If your babas are not absorbing the syrup evenly, the most likely cause is that they were left to cool too long before soaking, causing the crust to firm up and resist the liquid. Ideally, soak them within 15 to 20 minutes of removing them from the oven, while still slightly warm. If the crumb seems to be collapsing or becoming mushy rather than springy under the syrup, the babas may have been underbaked. A fully baked baba has a set, resilient crumb structure that can hold several times its own weight in liquid without disintegrating.
Baker’s Tips
- The baba dough is genuinely sticky and should stay that way. Resist the urge to add extra flour during kneading. If the dough is climbing up the dough hook rather than staying in the bowl, use a spatula to scrape it down and continue mixing.
- Butter temperature matters enormously.
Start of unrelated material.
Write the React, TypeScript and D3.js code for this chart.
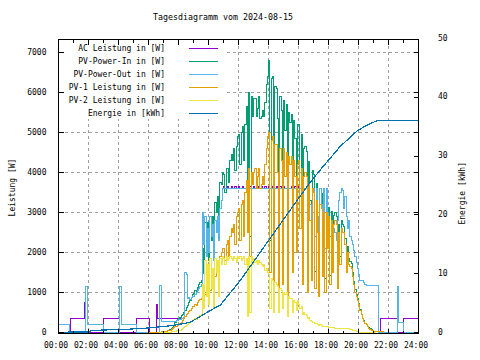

The butter should be soft enough to smear easily with your finger but should not look shiny or greasy. If it is too warm and melted, it will break the dough emulsion and cause a greasy, separated mess.
- Lukewarm milk means 38 to 40°C (100 to 104°F). Too hot and it will kill the yeast; too cold and the yeast will be sluggish. If you do not have a thermometer, the milk should feel just barely warm on the inside of your wrist, like a baby’s bath.
- Generously butter your moulds, including right up to and over the rim. Rum baba dough is sticky and prone to adhering. Chilling the buttered moulds for 5 minutes in the fridge before filling can help.
- For the cleanest transfer of sticky dough into moulds, use a piping bag. Snip a large opening (about 2cm / 3/4 inch) and pipe in one smooth motion. This avoids the dough dragging across the rim and helps ensure even distribution.
- Leftover rum syrup is gold. Keep it in the fridge for up to a week and use it to drizzle over ice cream, soak a sponge for trifle, or stir into cocktails.
- Serve babas at cool room temperature rather than straight from the fridge for the best texture. Remove from the refrigerator about 20 minutes before plating.
Variations
- Limoncello Babas: Replace the dark rum with limoncello and swap the orange zest for lemon zest in the syrup. Fold 1 tsp lemon zest into the Chantilly cream for a bright, citrus-forward alternative.
- Calvados and Apple Babas: Use Calvados (French apple brandy) in place of rum and add a cinnamon stick to the soaking syrup. Serve with a spoonful of warm caramelised apple alongside the cream.
- Non-alcoholic Babas (Baba au Sirop): Replace the rum with 2 tsp rum extract and 50ml good-quality apple juice. Add an extra strip of orange zest and a cinnamon stick to the syrup for complexity.
- Chocolate Chantilly: Whisk 20g sifted good-quality cocoa powder and an extra 10g icing sugar into the cream before whipping for a dark, bittersweet pairing with the rum-soaked baba.
Troubleshooting & FAQ
My babas are not absorbing the syrup. They seem to be repelling it.
My baba dough looks greasy and has separated. What went wrong?
My babas came out dense and bread-like rather than light and open.
My Chantilly cream went grainy and then buttery. Can I fix it?
My babas stuck to the moulds and tore when I tried to turn them out.
Storage & Make-Ahead
- Storage: Soaked babas (without cream) will keep refrigerated in an airtight container for up to 3 days. The soaking syrup actually acts as a preservative here, keeping them moist. Do not freeze soaked babas as the texture becomes waterlogged on thawing. Unsoaked, fully baked babas can be frozen for up to 1 month; defrost at room temperature then soak in freshly made warm syrup. Leftover Chantilly cream will keep covered in the fridge for up to 24 hours, though it may need a brief re-whip.
- Make-Ahead: The babas can be baked and soaked up to 2 days ahead and refrigerated. The soaking syrup can be made up to 5 days ahead and stored in a sealed jar in the fridge; reheat gently before using. The dough can be made and given its first rise, then refrigerated overnight (covered) and filled into moulds the following day. Allow extra time for the cold dough to proof in the moulds before baking. Chantilly cream should be whipped fresh no more than 1 hour before serving.